This folder contains examples and best practices, written in Jupyter notebooks, for building Named
Entity Recognition models. We use the
utility scripts in the utils_nlp folder to speed up data preprocessing and model building for NER.
The models can be used in a wide variety of applications, such as
information extraction and filtering. It also plays an important role in other NLP tasks like
question answering and text summarization.
Currently, we focus on fine-tuning pre-trained BERT
model. We plan to continue adding state-of-the-art models as they come up and welcome community
contributions.
Named Entity Recognition (NER) is the task of detecting and classifying real-world objects mentioned in text. Common named entities include person names, locations, organizations, etc. The state-of-the art NER methods include combining Long Short-Term Memory neural network with Conditional Random Field (LSTM-CRF) and pretrained language models like BERT.

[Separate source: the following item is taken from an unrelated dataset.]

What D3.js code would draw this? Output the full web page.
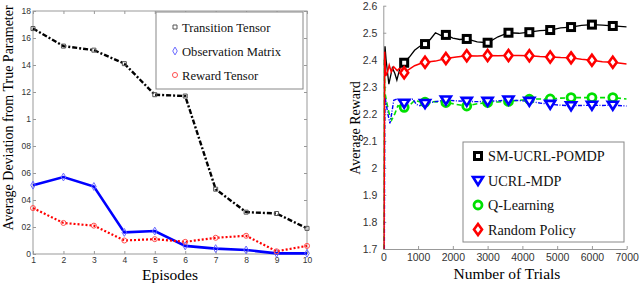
<!DOCTYPE html>
<html>
<head>
<meta charset="utf-8">
<script src="https://cdn.jsdelivr.net/npm/d3@7"></script>
<style>
  body { margin: 0; background: #fff; }
  svg { display: block; }
  .tick text { fill: #333; }
</style>
</head>
<body>
<div id="chart"></div>
<script>
// left panel: deviation per episode
const episodes = [1, 2, 3, 4, 5, 6, 7, 8, 9, 10];
const transitionTensor = [16.7, 15.4, 15.1, 14.1, 11.8, 11.7, 4.8, 3.1, 3.0, 1.9];
const observationMatrix = [5.1, 5.7, 5.0, 1.6, 1.7, 0.6, 0.4, 0.3, 0.05, 0.05];
const rewardTensor = [3.4, 2.3, 2.1, 1.0, 1.1, 0.9, 1.2, 1.35, 0.2, 0.6];
const leftYTicks = [0, 2, 4, 6, 8, 10, 12, 14, 16, 18];
const leftYLabels = ['0', '02', '04', '06', '08', '1', '12', '14', '16', '18'];

// right panel: average reward vs trials, [trial, reward]
const smUcrlPomdp = [[30, 2.38], [50, 2.45], [80, 2.40], [160, 2.31], [260, 2.37], [330, 2.35], [390, 2.325], [480, 2.37],
  [600, 2.389], [750, 2.41], [900, 2.435], [1050, 2.45], [1200, 2.458], [1350, 2.475], [1500, 2.50], [1650, 2.49],
  [1800, 2.492], [2000, 2.48], [2200, 2.475], [2400, 2.477], [2700, 2.466], [3000, 2.463], [3300, 2.485], [3600, 2.50],
  [3900, 2.498], [4200, 2.502], [4500, 2.508], [4800, 2.51], [5100, 2.518], [5400, 2.521], [5700, 2.527], [6000, 2.53],
  [6300, 2.528], [6600, 2.525], [7000, 2.522]];
const ucrlMdp = [[30, 1.70], [40, 2.14], [50, 2.26], [80, 2.24], [130, 2.20], [190, 2.165], [240, 2.20], [300, 2.25],
  [400, 2.255], [500, 2.245], [600, 2.239], [750, 2.25], [850, 2.255], [950, 2.235], [1050, 2.23], [1200, 2.238],
  [1500, 2.245], [1800, 2.251], [2100, 2.248], [2400, 2.246], [2700, 2.245], [3000, 2.246], [3300, 2.248], [3600, 2.251],
  [3900, 2.249], [4200, 2.246], [4500, 2.24], [4800, 2.235], [5100, 2.232], [5400, 2.23], [5700, 2.231], [6000, 2.232],
  [6300, 2.231], [6600, 2.232], [7000, 2.229]];
const qLearning = [[10, 1.70], [25, 1.85], [35, 2.40], [45, 2.28], [100, 2.24], [170, 2.20], [240, 2.177], [330, 2.20],
  [420, 2.23], [600, 2.224], [750, 2.23], [900, 2.25], [1050, 2.245], [1200, 2.243], [1500, 2.245], [1800, 2.242],
  [2100, 2.235], [2400, 2.229], [2700, 2.237], [3000, 2.242], [3300, 2.244], [3600, 2.246], [3900, 2.25], [4200, 2.254],
  [4500, 2.255], [4800, 2.255], [5100, 2.258], [5400, 2.26], [5700, 2.26], [6000, 2.26], [6300, 2.26], [6600, 2.26],
  [7000, 2.255]];
const randomPolicy = [[20, 1.70], [40, 2.43], [70, 2.34], [125, 2.356], [170, 2.38], [230, 2.355], [300, 2.374],
  [400, 2.36], [480, 2.37], [600, 2.352], [750, 2.365], [900, 2.378], [1050, 2.385], [1200, 2.391], [1500, 2.395],
  [1800, 2.405], [2100, 2.41], [2400, 2.415], [2700, 2.414], [3000, 2.416], [3300, 2.415], [3600, 2.416], [3900, 2.416],
  [4200, 2.415], [4500, 2.412], [4800, 2.41], [5100, 2.408], [5400, 2.407], [5700, 2.402], [6000, 2.398], [6300, 2.393],
  [6600, 2.391], [7000, 2.384]];
const markerEvery = 600;
const rightXTicks = [0, 1000, 2000, 3000, 4000, 5000, 6000, 7000];
const rightYTicks = [1.7, 1.8, 1.9, 2, 2.1, 2.2, 2.3, 2.4, 2.5, 2.6];

const serif = 'Liberation Serif, Times New Roman, serif';
const sans = 'Liberation Sans, Arial, sans-serif';

const svg = d3.select('#chart').append('svg')
  .attr('width', 640)
  .attr('height', 297);

// ---------- left panel ----------
const lx = d3.scaleLinear().domain([1, 10]).range([33, 307]);
const ly = d3.scaleLinear().domain([0, 18]).range([254, 11]);
const left = svg.append('g');

left.append('rect')
  .attr('x', lx(1)).attr('y', ly(18))
  .attr('width', lx(10) - lx(1)).attr('height', ly(0) - ly(18))
  .attr('fill', 'none').attr('stroke', '#999').attr('stroke-width', 1);

left.append('g')
  .attr('transform', `translate(0,${ly(0)})`)
  .call(d3.axisBottom(lx).tickValues(episodes).tickFormat(d3.format('d')).tickSizeInner(-3).tickSizeOuter(0).tickPadding(3));
left.append('g')
  .attr('transform', `translate(${lx(1)},0)`)
  .call(d3.axisLeft(ly).tickValues(leftYTicks).tickFormat((d, i) => leftYLabels[i]).tickSizeInner(-3).tickSizeOuter(0).tickPadding(2));
left.append('g')
  .attr('transform', `translate(0,${ly(18)})`)
  .call(d3.axisTop(lx).tickValues(episodes).tickFormat('').tickSizeInner(-3).tickSizeOuter(0));
left.append('g')
  .attr('transform', `translate(${lx(10)},0)`)
  .call(d3.axisRight(ly).tickValues(leftYTicks).tickFormat('').tickSizeInner(-3).tickSizeOuter(0));
left.selectAll('.domain').remove();
left.selectAll('.tick line').attr('stroke', '#999');
left.selectAll('.tick text').attr('font-family', sans).attr('font-size', 8.5).attr('fill', '#444');

const lline = d3.line().x((d, i) => lx(episodes[i])).y(d => ly(d));

const leftSeries = [
  { values: transitionTensor, color: '#000', width: 2.4, dash: '5,2,2,2', shape: 'square', mc: '#555' },
  { values: observationMatrix, color: '#0000ff', width: 2.6, dash: null, shape: 'diamond', mc: '#6a6aff' },
  { values: rewardTensor, color: '#ff0000', width: 2.2, dash: '2,2', shape: 'circle', mc: '#ff5050' }
];
const smallSym = {
  square: d3.symbol().type(d3.symbolSquare).size(16),
  diamond: d3.symbol().type(d3.symbolDiamond).size(18),
  circle: d3.symbol().type(d3.symbolCircle).size(20)
};
leftSeries.forEach(s => {
  left.append('path')
    .datum(s.values)
    .attr('d', lline)
    .attr('fill', 'none')
    .attr('stroke', s.color)
    .attr('stroke-width', s.width)
    .attr('stroke-dasharray', s.dash);
  left.selectAll(null)
    .data(s.values)
    .enter()
    .append('path')
    .attr('d', smallSym[s.shape])
    .attr('transform', (d, i) => `translate(${lx(episodes[i])},${ly(d)})`)
    .attr('fill', 'none')
    .attr('stroke', s.mc)
    .attr('stroke-width', 1);
});

// left legend
const lleg = left.append('g');
lleg.append('rect')
  .attr('x', 156).attr('y', 12).attr('width', 147).attr('height', 77)
  .attr('fill', '#fff').attr('stroke', '#888').attr('stroke-width', 1);
const lLegItems = [
  { label: 'Transition Tensor', shape: 'square', mc: '#555' },
  { label: 'Observation Matrix', shape: 'diamond', mc: '#6a6aff' },
  { label: 'Reward Tensor', shape: 'circle', mc: '#ff5050' }
];
lLegItems.forEach((it, i) => {
  const y = 27 + i * 24;
  lleg.append('path')
    .attr('d', smallSym[it.shape])
    .attr('transform', `translate(175,${y})`)
    .attr('fill', 'none').attr('stroke', it.mc).attr('stroke-width', 1);
  lleg.append('text')
    .attr('x', 182).attr('y', y + 4.5)
    .attr('font-family', serif).attr('font-size', 12.6)
    .attr('fill', '#111')
    .text(it.label);
});

left.append('text')
  .attr('x', 170).attr('y', 280)
  .attr('text-anchor', 'middle')
  .attr('font-family', serif).attr('font-size', 15.5)
  .text('Episodes');
left.append('text')
  .attr('transform', 'translate(13,118) rotate(-90)')
  .attr('text-anchor', 'middle')
  .attr('font-family', serif).attr('font-size', 14)
  .text('Average Deviation from True Parameter');

// ---------- right panel ----------
const rx = d3.scaleLinear().domain([0, 7000]).range([383.3, 626.7]);
const ry = d3.scaleLinear().domain([1.7, 2.6]).range([249, 5.7]);
const right = svg.append('g');

right.append('defs').append('clipPath').attr('id', 'rclip')
  .append('rect')
  .attr('x', rx(0)).attr('y', ry(2.6) - 6)
  .attr('width', rx(7000) - rx(0)).attr('height', ry(1.7) - ry(2.6) + 6);

right.append('g')
  .attr('transform', `translate(0,${ry(1.7)})`)
  .call(d3.axisBottom(rx).tickValues(rightXTicks).tickFormat(d3.format('d')).tickSizeInner(-3).tickSizeOuter(0).tickPadding(5));
right.append('g')
  .attr('transform', `translate(${rx(0)},0)`)
  .call(d3.axisLeft(ry).tickValues(rightYTicks).tickFormat(d => d === 2 ? '2' : d3.format('.1f')(d)).tickSizeInner(-3).tickSizeOuter(0).tickPadding(6));
right.selectAll('.domain').attr('stroke', '#999');
right.selectAll('.tick line').attr('stroke', '#999');
right.selectAll('.tick text').attr('font-family', sans).attr('font-size', 10.5).attr('fill', '#333');

const rline = d3.line().x(d => rx(d[0])).y(d => ry(d[1]));
const plot = right.append('g').attr('clip-path', 'url(#rclip)');

const rightSeries = [
  { name: 'Q-Learning', data: qLearning, color: '#00e000', dash: '5,3', width: 1.6, shape: 'circle' },
  { name: 'UCRL-MDP', data: ucrlMdp, color: '#0000ff', dash: '4,1.5,1,1.5', width: 1.4, shape: 'triangle' },
  { name: 'SM-UCRL-POMDP', data: smUcrlPomdp, color: '#000', dash: null, width: 1.3, shape: 'square' },
  { name: 'Random Policy', data: randomPolicy, color: '#ff0000', dash: null, width: 1.5, shape: 'diamond' }
];

function marker(g, shape, color, x, y) {
  if (shape === 'square') {
    g.append('rect').attr('x', x - 3.5).attr('y', y - 3.5).attr('width', 7).attr('height', 7)
      .attr('fill', '#fff').attr('stroke', color).attr('stroke-width', 3);
  } else if (shape === 'circle') {
    g.append('circle').attr('cx', x).attr('cy', y).attr('r', 4)
      .attr('fill', '#fff').attr('stroke', color).attr('stroke-width', 2.8);
  } else if (shape === 'triangle') {
    g.append('path').attr('d', `M${x - 5},${y - 3.5}L${x + 5},${y - 3.5}L${x},${y + 4.5}Z`)
      .attr('fill', '#fff').attr('stroke', color).attr('stroke-width', 2.6).attr('stroke-linejoin', 'miter');
  } else {
    g.append('path').attr('d', `M${x},${y - 5.5}L${x + 4},${y}L${x},${y + 5.5}L${x - 4},${y}Z`)
      .attr('fill', '#fff').attr('stroke', color).attr('stroke-width', 2.6);
  }
}

rightSeries.forEach(s => {
  plot.append('path')
    .datum(s.data)
    .attr('d', rline)
    .attr('fill', 'none')
    .attr('stroke', s.color)
    .attr('stroke-width', s.width)
    .attr('stroke-dasharray', s.dash);
});
rightSeries.forEach(s => {
  const mg = right.append('g');
  s.data.filter(d => d[0] > 0 && d[0] % markerEvery === 0 && d[0] < 7000)
    .forEach(d => marker(mg, s.shape, s.color, rx(d[0]), ry(d[1])));
});

// right legend
const rleg = right.append('g');
rleg.append('rect')
  .attr('x', 463).attr('y', 142).attr('width', 161).attr('height', 100)
  .attr('fill', '#fff').attr('stroke', '#888').attr('stroke-width', 1);
const rLegItems = [
  { label: 'SM-UCRL-POMDP', shape: 'square', color: '#000' },
  { label: 'UCRL-MDP', shape: 'triangle', color: '#0000ff' },
  { label: 'Q-Learning', shape: 'circle', color: '#00e000' },
  { label: 'Random Policy', shape: 'diamond', color: '#ff0000' }
];
rLegItems.forEach((it, i) => {
  const y = 156 + i * 24.5;
  marker(rleg, it.shape, it.color, 478, y);
  rleg.append('text')
    .attr('x', 488).attr('y', y + 5)
    .attr('font-family', serif).attr('font-size', 14.2)
    .attr('fill', '#111')
    .text(it.label);
});

right.append('text')
  .attr('x', 507).attr('y', 279)
  .attr('text-anchor', 'middle')
  .attr('font-family', serif).attr('font-size', 15.5)
  .text('Number of Trials');
right.append('text')
  .attr('transform', 'translate(360,128) rotate(-90)')
  .attr('text-anchor', 'middle')
  .attr('font-family', serif).attr('font-size', 14)
  .text('Average Reward');
</script>
</body>
</html>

NER usually involves assigning an entity label to each word in a sentence as shown in the figure below.
- O: Not an entity
- I-LOC: Location
- I-ORG: Organization
- I-PER: Person
There are a few standard labeling schemes and you can find the details here. The data can also be labeled with custom entities as required by the use case.
Notebook | Environment | Description | Dataset | Language |
---|---|---|---|---|
BERT | Local | Fine-tune a pretrained BERT model for token classification. | wikigold | English |